The implications were profound. At least, they could have been profound. If NASA and the public had read the Viking test results the way Levin did, today we all might be living with the certainty that life on Earth isn’t the only life. That humanity isn’t all that special. “The universe, we could conclude, is teeming with life,” Seth Shostak, a scientist with the California-based SETI Institute, which scans space for radio signals from alien civilizations, told The Daily Beast.

But NASA quickly disavowed Levin’s Viking L.R. test. Why? Because the Viking spacecraft also ran tests looking for traces of organic material on Mars. When those tests turned up negative, NASA decided that the L.R. results must be faulty. The agency “concluded that the L.R. had found a substance mimicking life, but not life.”

NASA has maintained that position for 43 years. “The collective general opinion of the large majority of the scientific community does not believe the results of the Viking experiments alone rise to the level of extraordinary evidence,” Allard Betuel, a NASA spokesperson, told The Daily Beast. 

But Levin couldn’t shake the feeling that the L.R. tests were accurate. He kept analyzing the Viking data while also taking into account new findings about the nature of microbial life, the composition of Mars’s present and past atmosphere and surface and the frequency of asteroid impacts on Mars and Earth that have scattered matter between the two planets like people “swapping spit,” to borrow NASA scientist Chris McKay’s phrasing.

That planetary “spit-swapping” could be a fundamental underpinning of life in our solar system, scientists say. 

In 1997, Levin published a paper concluding that yes, the Viking landers had detected life on Mars back in 1976. The least NASA could do is to send another L.R. test—perhaps a more sophisticated one—to Mars to run the test again, Levin has said.

NASA has declined to do so. “Inexplicably, over the 43 years since Viking, none of NASA’s subsequent Mars landers has carried a life-detection instrument,” Levin wrote.
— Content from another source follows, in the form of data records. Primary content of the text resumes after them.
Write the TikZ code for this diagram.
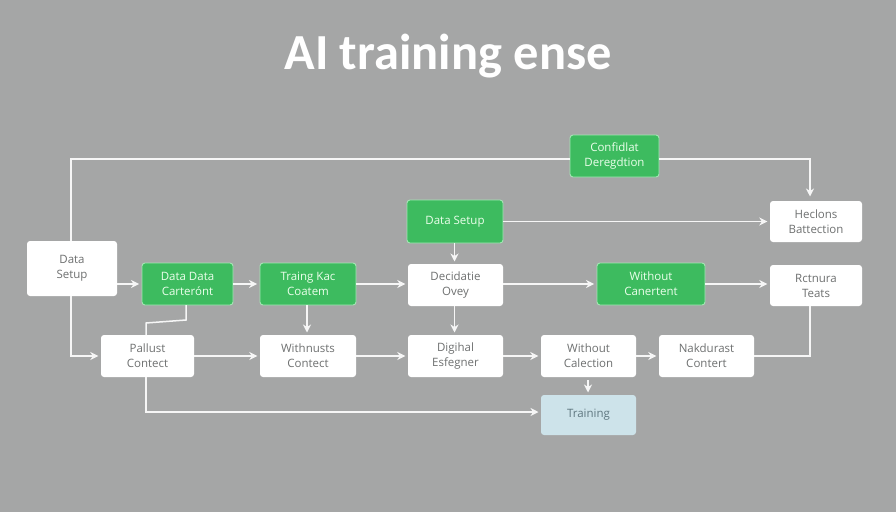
\documentclass[tikz,border=0pt]{standalone}
\usepackage{fontspec}
\setmainfont{Open Sans}
\newfontfamily\titlefont{Carlito}
\usetikzlibrary{arrows.meta}
\definecolor{bggray}{HTML}{A5A6A6}
\definecolor{boxgreen}{HTML}{3DBB5F}
\definecolor{edgegreen}{HTML}{A4E6B4}
\definecolor{lblue}{HTML}{CDE3EA}
\definecolor{txtgray}{HTML}{6E7070}
\definecolor{txtblue}{HTML}{5F7780}
\tikzset{
  base/.style={rounded corners=3pt,align=center,font=\fontsize{11.5}{15}\selectfont,inner sep=0pt,anchor=center},
  wbox/.style={base,fill=white,text=txtgray},
  gbox/.style={base,fill=boxgreen,draw=edgegreen,line width=0.9pt,text=white!92!green},
  bbox/.style={base,fill=lblue,text=txtblue},
  conn/.style={draw=white!93!gray,line width=1.5pt},
  arr/.style={conn,shorten >=2.5pt,-{Stealth[length=8pt,width=8pt,inset=2.5pt]}}
}
\newcommand{\pbox}[7]{\node[#1,minimum width=#4-#3 pt,minimum height=#6-#5 pt] (#2) at ({(#3+#4)/2},{(#5+#6)/2}) {#7};}
\begin{document}
\begin{tikzpicture}[x=1pt,y=-1pt]
\path[use as bounding box,fill=bggray] (0,0) rectangle (896,512);
\node[text=white,font=\fontsize{50.5}{53}\selectfont\titlefont\bfseries,inner sep=0pt] (title) at (448,56) {AI training ense};
\pbox{wbox}{setup}{27}{117}{241}{296}{Data\\Setup}
\pbox{gbox}{dd}{142}{233}{263}{305}{Data Data\\Carterónt}
\pbox{gbox}{tr}{260}{356}{263}{305}{Traing Kac\\Coatem}
\pbox{wbox}{dec}{408}{503}{264}{306}{Decidatie\\Ovey}
\pbox{gbox}{ds}{407}{503}{200}{243}{Data Setup}
\pbox{gbox}{conf}{570}{659}{135}{177}{Confidlat\\Deregdtion}
\pbox{wbox}{hec}{770}{862}{201}{242}{Heclons\\Battection}
\pbox{gbox}{wo}{597}{705}{263}{305}{Without\\Canertent}
\pbox{wbox}{rct}{770}{862}{265}{306}{Rctnura\\Teats}
\pbox{wbox}{pal}{101}{194}{335}{377}{Pallust\\Contect}
\pbox{wbox}{wn}{260}{356}{335}{377}{Withnusts\\Contect}
\pbox{wbox}{dig}{408}{503}{335}{377}{Digihal\\Esfegner}
\pbox{wbox}{wc}{541}{636}{335}{377}{Without\\Calection}
\pbox{wbox}{nak}{659}{754}{335}{377}{Nakdurast\\Contert}
\pbox{bbox}{trn}{541}{636}{395}{435}{Training}
\coordinate (ddout) at (186,305);
\coordinate (palin) at (146,335);
\coordinate (palout) at (146,377);
\coordinate (hecin) at (810,199);
\coordinate (rctin) at (810,306);
\coordinate (decin) at (454.5,264);
\coordinate (digin) at (454.5,335);
\coordinate (dsout) at (454.5,243);
\coordinate (decout) at (454.5,306);
\coordinate (trout) at (307,305);
\coordinate (wnin) at (307,335);
\coordinate (setupL) at (71,241);
\coordinate (setupB) at (71,296);
\coordinate (wcout) at (588,380);
\coordinate (trnin) at (588,395);
\coordinate (confL) at (570,159);
\coordinate (confR) at (659,159);
\coordinate (trnL) at (541,412);
\draw[conn] (setupL) |- (confL);
\draw[arr] (confR) -| (hecin);
\draw[arr] (ds.east) -- (hec.west);
\draw[arr] (dsout) -- (decin);
\draw[arr] (setup.east |- dd.west) -- (dd.west);
\draw[arr] (dd.east) -- (tr.west);
\draw[arr] (tr.east) -- (dec.west |- tr.east);
\draw[arr] (dec.east |- wo.west) -- (wo.west);
\draw[arr] (wo.east) -- (rct.west |- wo.east);
\draw[conn] (ddout) -- (186,320) -- (146,323) -- (palin);
\draw[arr] (trout) -- (wnin);
\draw[arr] (decout) -- (digin);
\draw[arr] (setupB) |- (pal.west);
\draw[arr] (pal.east) -- (wn.west);
\draw[arr] (wn.east) -- (dig.west);
\draw[arr] (dig.east) -- (wc.west);
\draw[arr] (wc.east) -- (nak.west);
\draw[conn] (nak.east) -| (rctin);
\draw[arr] (wcout) -- (trnin);
\draw[arr] (palout) |- (trnL);
\end{tikzpicture}
\end{document}
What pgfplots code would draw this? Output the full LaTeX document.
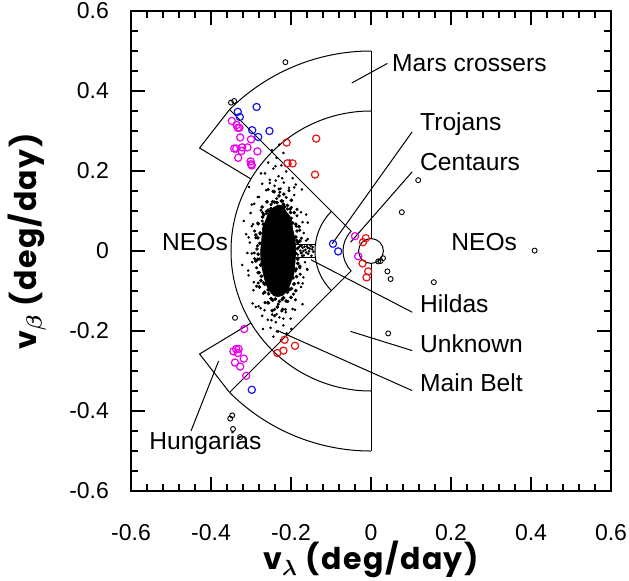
\documentclass[border=0pt]{standalone}
\usepackage{pgfplots}
\pgfplotsset{compat=1.18}
\usepackage{bm}
\usepackage{fontspec}
\setmainfont{Liberation Sans}
\newfontfamily\labfont{Poppins}[LetterSpace=5]
\definecolor{mblue}{RGB}{20,20,235}
\definecolor{mmag}{RGB}{235,0,235}
\definecolor{mred}{RGB}{235,20,20}
\begin{document}
\begin{tikzpicture}
\begin{axis}[
  name=ax,
  x=200pt, y=200pt,
  xmin=-0.6, xmax=0.6, ymin=-0.6, ymax=0.6,
  clip=false,
  axis line style={line width=1.4pt},
  tick style={line width=0.9pt, black},
  major tick length=7pt, minor tick length=3.5pt,
  tick align=inside,
  xtick={-0.6,-0.4,-0.2,0,0.2,0.4,0.6},
  xticklabels={-0.6,-0.4,-0.2,0,0.2,0.4,0.6},
  ytick={-0.6,-0.4,-0.2,0,0.2,0.4,0.6},
  yticklabels={-0.6,-0.4,-0.2,0,0.2,0.4,0.6},
  minor x tick num=4, minor y tick num=3,
  xticklabel style={font=\fontsize{11.5}{13}\selectfont, yshift=-13pt},
  yticklabel style={font=\fontsize{11.5}{13}\selectfont, xshift=-7.5pt},
  xlabel={\labfont\bfseries v$_{\bm{\lambda}}$ (deg/day)},
  ylabel={\labfont\bfseries v$_{\bm{\beta}}$ (deg/day)},
  xlabel style={at={(axis description cs:0.5,-0.143)}, anchor=center, font=\fontsize{15}{18}\selectfont},
  ylabel style={at={(axis description cs:-0.217,0.52)}, anchor=center, font=\fontsize{15}{18}\selectfont},
]
% ---- region boundaries ----
\addplot[black, line width=0.5pt] coordinates {(0,0.5) (0,0.031)};
\addplot[black, line width=0.5pt] coordinates {(0,-0.031) (0,-0.5)};
\addplot[black, line width=0.5pt] coordinates {(-0.3536,0.3536) (-0.0495,0.0495)};
\addplot[black, line width=0.5pt] coordinates {(-0.3536,-0.3536) (-0.0495,-0.0495)};
\addplot[black, line width=0.5pt] coordinates {(-0.3536,0.3536) (-0.4286,0.2575) (-0.300,0.180)};
\addplot[black, line width=0.5pt] coordinates {(-0.3536,-0.3536) (-0.4286,-0.2575) (-0.300,-0.180)};
\addplot[black, line width=0.5pt] coordinates {(-0.139,0.0155) (-0.19,0.0155)};
\addplot[black, line width=0.5pt] coordinates {(-0.139,-0.0155) (-0.19,-0.0155)};
\draw[black, line width=0.5pt] (axis cs:0,0.5) arc[start angle=90, end angle=135, radius=100pt];
\draw[black, line width=0.5pt] (axis cs:-0.3536,-0.3536) arc[start angle=225, end angle=270, radius=100pt];
\draw[black, line width=0.5pt] (axis cs:0,0.35) arc[start angle=90, end angle=270, radius=70pt];
\draw[black, line width=0.5pt] (axis cs:-0.099,0.099) arc[start angle=135, end angle=225, radius=28pt];
\draw[black, line width=0.5pt] (axis cs:-0.0495,0.0495) arc[start angle=135, end angle=225, radius=14pt];
\draw[black, line width=0.5pt] (axis cs:0,0) circle[radius=6.2pt];
% ---- main belt core ----
\addplot[fill=black, draw=black, line width=0.3pt] coordinates {
(-0.188,0.000) (-0.190,0.030) (-0.196,0.056) (-0.200,0.083) (-0.211,0.097) (-0.221,0.113) (-0.232,0.115)
(-0.243,0.109) (-0.254,0.101) (-0.262,0.080) (-0.271,0.058) (-0.273,0.030) (-0.276,0.000) (-0.275,-0.029)
(-0.269,-0.058) (-0.263,-0.082) (-0.255,-0.098) (-0.243,-0.112) (-0.232,-0.114) (-0.221,-0.111) (-0.209,-0.100)
(-0.201,-0.080) (-0.193,-0.058) (-0.190,-0.029) (-0.188,0.000)} -- cycle;
% ---- inner speckle band ----
\addplot[only marks, mark=*, mark size=0.7pt, black] coordinates {
(-0.184,0.006) (-0.178,0.025) (-0.188,0.035) (-0.180,0.061) (-0.188,0.067) (-0.196,0.070) (-0.192,0.096)
(-0.201,0.096) (-0.199,0.127) (-0.209,0.114) (-0.216,0.110) (-0.218,0.142) (-0.224,0.125) (-0.230,0.138)
(-0.235,0.121) (-0.242,0.148) (-0.246,0.123) (-0.250,0.106) (-0.260,0.123) (-0.261,0.099) (-0.272,0.110)
(-0.271,0.085) (-0.269,0.067) (-0.282,0.068) (-0.277,0.045) (-0.288,0.040) (-0.278,0.019) (-0.285,0.005)
(-0.282,-0.008) (-0.288,-0.025) (-0.276,-0.035) (-0.282,-0.054) (-0.274,-0.063) (-0.279,-0.090) (-0.266,-0.083)
(-0.266,-0.103) (-0.257,-0.097) (-0.258,-0.129) (-0.250,-0.119) (-0.247,-0.149) (-0.239,-0.120) (-0.234,-0.140)
(-0.229,-0.126) (-0.221,-0.146) (-0.219,-0.117) (-0.212,-0.125) (-0.209,-0.103) (-0.200,-0.116) (-0.199,-0.094)
(-0.188,-0.099) (-0.195,-0.067) (-0.186,-0.064) (-0.187,-0.045) (-0.178,-0.038) (-0.183,-0.018) (-0.188,-0.006)
(-0.183,0.021) (-0.185,0.050) (-0.202,0.105) (-0.219,0.117) (-0.241,0.122) (-0.257,0.102) (-0.268,0.091)
(-0.283,0.033) (-0.283,-0.021) (-0.275,-0.074) (-0.256,-0.107) (-0.246,-0.123) (-0.222,-0.121) (-0.203,-0.096)
(-0.192,-0.082) (-0.183,-0.031)};
% ---- middle speckle band ----
\addplot[only marks, mark=*, mark size=0.55pt, black] coordinates {
(-0.176,0.014) (-0.186,0.027) (-0.178,0.052) (-0.187,0.062) (-0.185,0.088) (-0.199,0.082) (-0.199,0.109)
(-0.209,0.105) (-0.212,0.134) (-0.221,0.125) (-0.228,0.147) (-0.236,0.131) (-0.245,0.149) (-0.250,0.116)
(-0.260,0.123) (-0.261,0.094) (-0.271,0.096) (-0.272,0.075) (-0.283,0.070) (-0.277,0.043) (-0.288,0.033)
(-0.284,0.013) (-0.292,-0.005) (-0.279,-0.020) (-0.286,-0.042) (-0.279,-0.054) (-0.282,-0.080) (-0.269,-0.079)
(-0.269,-0.106) (-0.257,-0.097) (-0.256,-0.130) (-0.247,-0.121) (-0.241,-0.146) (-0.232,-0.133) (-0.223,-0.150)
(-0.218,-0.117) (-0.208,-0.126) (-0.206,-0.098) (-0.194,-0.108) (-0.193,-0.083) (-0.182,-0.080) (-0.189,-0.050)
(-0.178,-0.042) (-0.183,-0.021) (-0.174,-0.005)
(-0.174,0.032) (-0.185,0.104) (-0.205,0.151) (-0.230,0.155) (-0.257,0.154) (-0.275,0.102) (-0.291,0.050)
(-0.291,-0.019) (-0.286,-0.088) (-0.265,-0.129) (-0.241,-0.162) (-0.214,-0.146) (-0.189,-0.122) (-0.177,-0.058)};
% ---- outer halo and Hildas dots ----
\addplot[only marks, mark=*, mark size=0.42pt, black] coordinates {
(-0.162,0.026) (-0.158,0.071) (-0.175,0.097) (-0.173,0.154) (-0.192,0.159) (-0.202,0.216) (-0.222,0.182)
(-0.239,0.212) (-0.253,0.170) (-0.275,0.194) (-0.280,0.135) (-0.298,0.116) (-0.295,0.067) (-0.306,0.034)
(-0.298,-0.006) (-0.307,-0.049) (-0.293,-0.078) (-0.296,-0.131) (-0.276,-0.143) (-0.270,-0.195) (-0.249,-0.173)
(-0.235,-0.201) (-0.219,-0.169) (-0.199,-0.195) (-0.190,-0.147) (-0.171,-0.133) (-0.171,-0.081) (-0.159,-0.047)
(-0.262,0.152) (-0.205,0.158) (-0.241,0.163) (-0.218,0.171) (-0.253,0.178) (-0.196,0.182) (-0.231,0.187)
(-0.265,0.194) (-0.212,0.199) (-0.244,0.206) (-0.224,0.214) (-0.257,0.221) (-0.203,0.226) (-0.236,0.233)
(-0.219,0.245) (-0.248,0.252) (-0.229,0.266) (-0.272,0.168) (-0.188,0.166) (-0.283,0.135) (-0.192,0.140)
(-0.238,0.176) (-0.226,0.156)
(-0.266,-0.148) (-0.213,-0.153) (-0.247,-0.159) (-0.229,-0.166) (-0.258,-0.172) (-0.201,-0.169) (-0.238,-0.178)
(-0.219,-0.186) (-0.251,-0.192) (-0.232,-0.201) (-0.211,-0.206) (-0.244,-0.214) (-0.225,-0.223) (-0.272,-0.162)
(-0.196,-0.145) (-0.281,-0.138) (-0.236,-0.158)
(-0.298,0.062) (-0.303,0.021) (-0.297,-0.028) (-0.306,-0.061) (-0.301,0.095) (-0.312,0.042) (-0.309,-0.005)
(-0.294,-0.098) (-0.318,0.075) (-0.322,-0.035) (-0.292,0.118) (-0.168,0.045) (-0.165,-0.028) (-0.171,0.072)
(-0.162,0.091) (-0.169,-0.066) (-0.175,-0.090) (-0.158,0.030) (-0.160,-0.045) (-0.288,-0.140) (-0.305,0.160)
(-0.18,0.010) (-0.175,-0.005) (-0.171,0.008) (-0.168,-0.011) (-0.164,0.003) (-0.160,0.012) (-0.157,-0.007)
(-0.153,0.006) (-0.149,-0.012) (-0.146,0.010) (-0.144,-0.002) (-0.177,0.001) (-0.172,-0.012) (-0.166,0.011)
(-0.162,-0.004) (-0.155,-0.001) (-0.151,0.013) (-0.147,0.004) (-0.158,0.008) (-0.169,0.000) (-0.183,-0.009)
(-0.174,0.013)};
% ---- black open circles ----
\addplot[only marks, mark=o, mark size=1.25pt, black, mark options={line width=0.45pt}] coordinates {
(-0.214,0.472) (-0.350,0.371) (-0.342,0.375) (0.077,0.097) (0.118,0.177) (0.409,0.001) (0.157,-0.078)
(0.018,-0.026) (0.024,-0.025) (0.030,-0.018) (0.041,-0.051) (0.049,-0.070) (-0.340,-0.167) (0.043,-0.206)
(-0.347,-0.411) (-0.352,-0.419) (-0.345,-0.445) (-0.327,-0.465)};
% ---- blue ----
\addplot[only marks, mark=o, mark size=1.8pt, mblue, mark options={line width=0.6pt}] coordinates {
(-0.333,0.348) (-0.328,0.335) (-0.286,0.360) (-0.297,0.302) (-0.282,0.285) (-0.254,0.300)
(-0.095,0.018) (-0.082,-0.001) (-0.298,-0.347)};
% ---- magenta ----
\addplot[only marks, mark=o, mark size=1.8pt, mmag, mark options={line width=0.6pt}] coordinates {
(-0.348,0.325) (-0.336,0.315) (-0.333,0.308) (-0.329,0.308) (-0.327,0.284) (-0.300,0.279) (-0.342,0.256)
(-0.337,0.256) (-0.322,0.259) (-0.324,0.250) (-0.309,0.259) (-0.284,0.249) (-0.332,0.233) (-0.301,0.224)
(-0.300,0.217) (-0.298,0.214)
(-0.040,0.037) (-0.032,-0.013)
(-0.317,-0.195) (-0.344,-0.251) (-0.337,-0.245) (-0.331,-0.245) (-0.333,-0.255) (-0.318,-0.269)
(-0.340,-0.279) (-0.327,-0.289) (-0.312,-0.312)};
% ---- red ----
\addplot[only marks, mark=o, mark size=1.8pt, mred, mark options={line width=0.6pt}] coordinates {
(-0.211,0.271) (-0.137,0.281) (-0.209,0.219) (-0.196,0.219) (-0.140,0.191)
(-0.216,-0.222) (-0.190,-0.237) (-0.219,-0.249) (-0.234,-0.255)
(-0.013,0.032) (-0.020,0.022) (-0.021,-0.031) (-0.007,-0.051) (-0.011,-0.066)};
% ---- leaders ----
\draw[black, line width=0.5pt] (axis cs:-0.048,0.420) -- (axis cs:0.041,0.469);
\draw[black, line width=0.5pt] (axis cs:-0.097,0.018) -- (axis cs:0.103,0.298);
\draw[black, line width=0.5pt] (axis cs:-0.051,0.022) -- (axis cs:0.103,0.198);
\draw[black, line width=0.5pt] (axis cs:-0.150,-0.022) -- (axis cs:0.103,-0.153);
\draw[black, line width=0.5pt] (axis cs:-0.051,-0.201) -- (axis cs:0.103,-0.249);
\draw[black, line width=0.5pt] (axis cs:-0.229,-0.201) -- (axis cs:0.103,-0.349);
\draw[black, line width=0.5pt] (axis cs:-0.381,-0.275) -- (axis cs:-0.450,-0.450);
% ---- labels ----
\begin{scope}[every node/.style={inner sep=0pt, font=\fontsize{12.3}{14}\selectfont}]
\node[anchor=base west] at (axis cs:0.052,0.448) {Mars crossers};
\node[anchor=base west] at (axis cs:0.122,0.300) {Trojans};
\node[anchor=base west] at (axis cs:0.122,0.200) {Centaurs};
\node[anchor=base] at (axis cs:-0.440,0.0) {NEOs};
\node[anchor=base] at (axis cs:0.283,0.0) {NEOs};
\node[anchor=base west] at (axis cs:0.122,-0.154) {Hildas};
\node[anchor=base west] at (axis cs:0.122,-0.254) {Unknown};
\node[anchor=base west] at (axis cs:0.122,-0.352) {Main Belt};
\node[anchor=base] at (axis cs:-0.414,-0.497) {Hungarias};
\end{scope}
\end{axis}
\pgfresetboundingbox
\path ([shift={(-65.5pt,-45pt)}]ax.south west) rectangle ([shift={(9pt,5.5pt)}]ax.north east);
\end{tikzpicture}
\end{document}
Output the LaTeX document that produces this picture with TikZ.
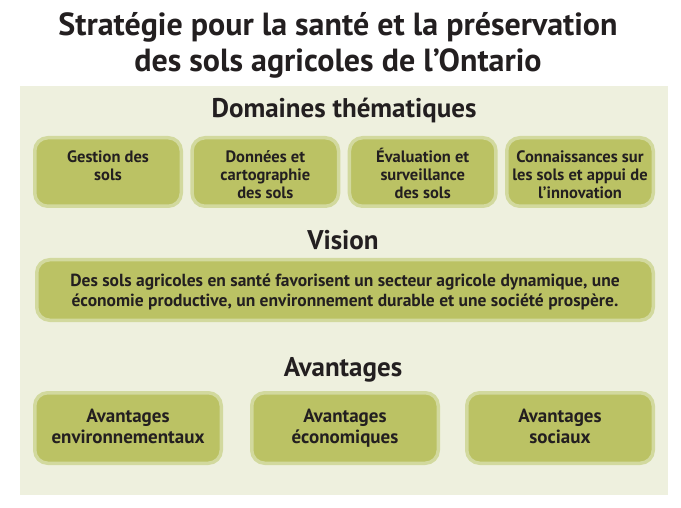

The space agency insists it’s doing its best to find life on Mars and elsewhere in the galaxy. “One of NASA’s key goals is the search for life in the universe,” Betuel told The Daily Beast.  

“Although we have yet to find signs of extraterrestrial life, NASA is exploring the solar system and beyond to help us answer fundamental questions, including whether we are alone in the universe,” Beteul added. “From studying water on Mars, probing promising ‘oceans worlds,’ such as Enceladus and Europa, to looking for biosignatures in the atmospheres of planets outside our solar system, NASA’s science missions are working together with a goal to find unmistakable signs of life beyond Earth.”

But the agency is biased against evidence of life, and has ignored it even when it was plain to see, Levin said. “There is not one single fact that makes life on Mars improbable,” he told The Daily Beast. “For 43 years ‘facts’ and theories have been served up to explain away the Viking L.R. findings, but not a single one, as even NASA now admits, has survived scientific scrutiny.”

“Why will NASA not endorse a study of all current data?” Levin asked. “This was not done since 1976, and much has changed.”

Forty-three years ago, it really was an extraordinary thing to believe in extraterrestrial life. Today, in the science community, at least, it’s becoming commonplace. “Earth is not the center of the universe,” Dominik said. “The Sun is not the center of the universe. Why should we be the only ones?”

We might not have found clear, incontrovertible evidence of alien life. Yet. But even if NASA is correct and the Viking L.R. test was faulty, signs could point toward humanity eventually finding life on, or from, other planets. 

Maybe some future L.R. test like Levin’s will return results from Mars that even NASA can’t deny. Maybe SETI will intercept an obviously alien radio broadcast from a distant star system. Maybe little green men will land a flying saucer on the White House lawn and demand to see our leader.

If and when that finally happens, Levin and scientists like him won’t be surprised. When it comes to the existence of alien life, “the evidence has become overwhelming and the claim ordinary,” Levin said.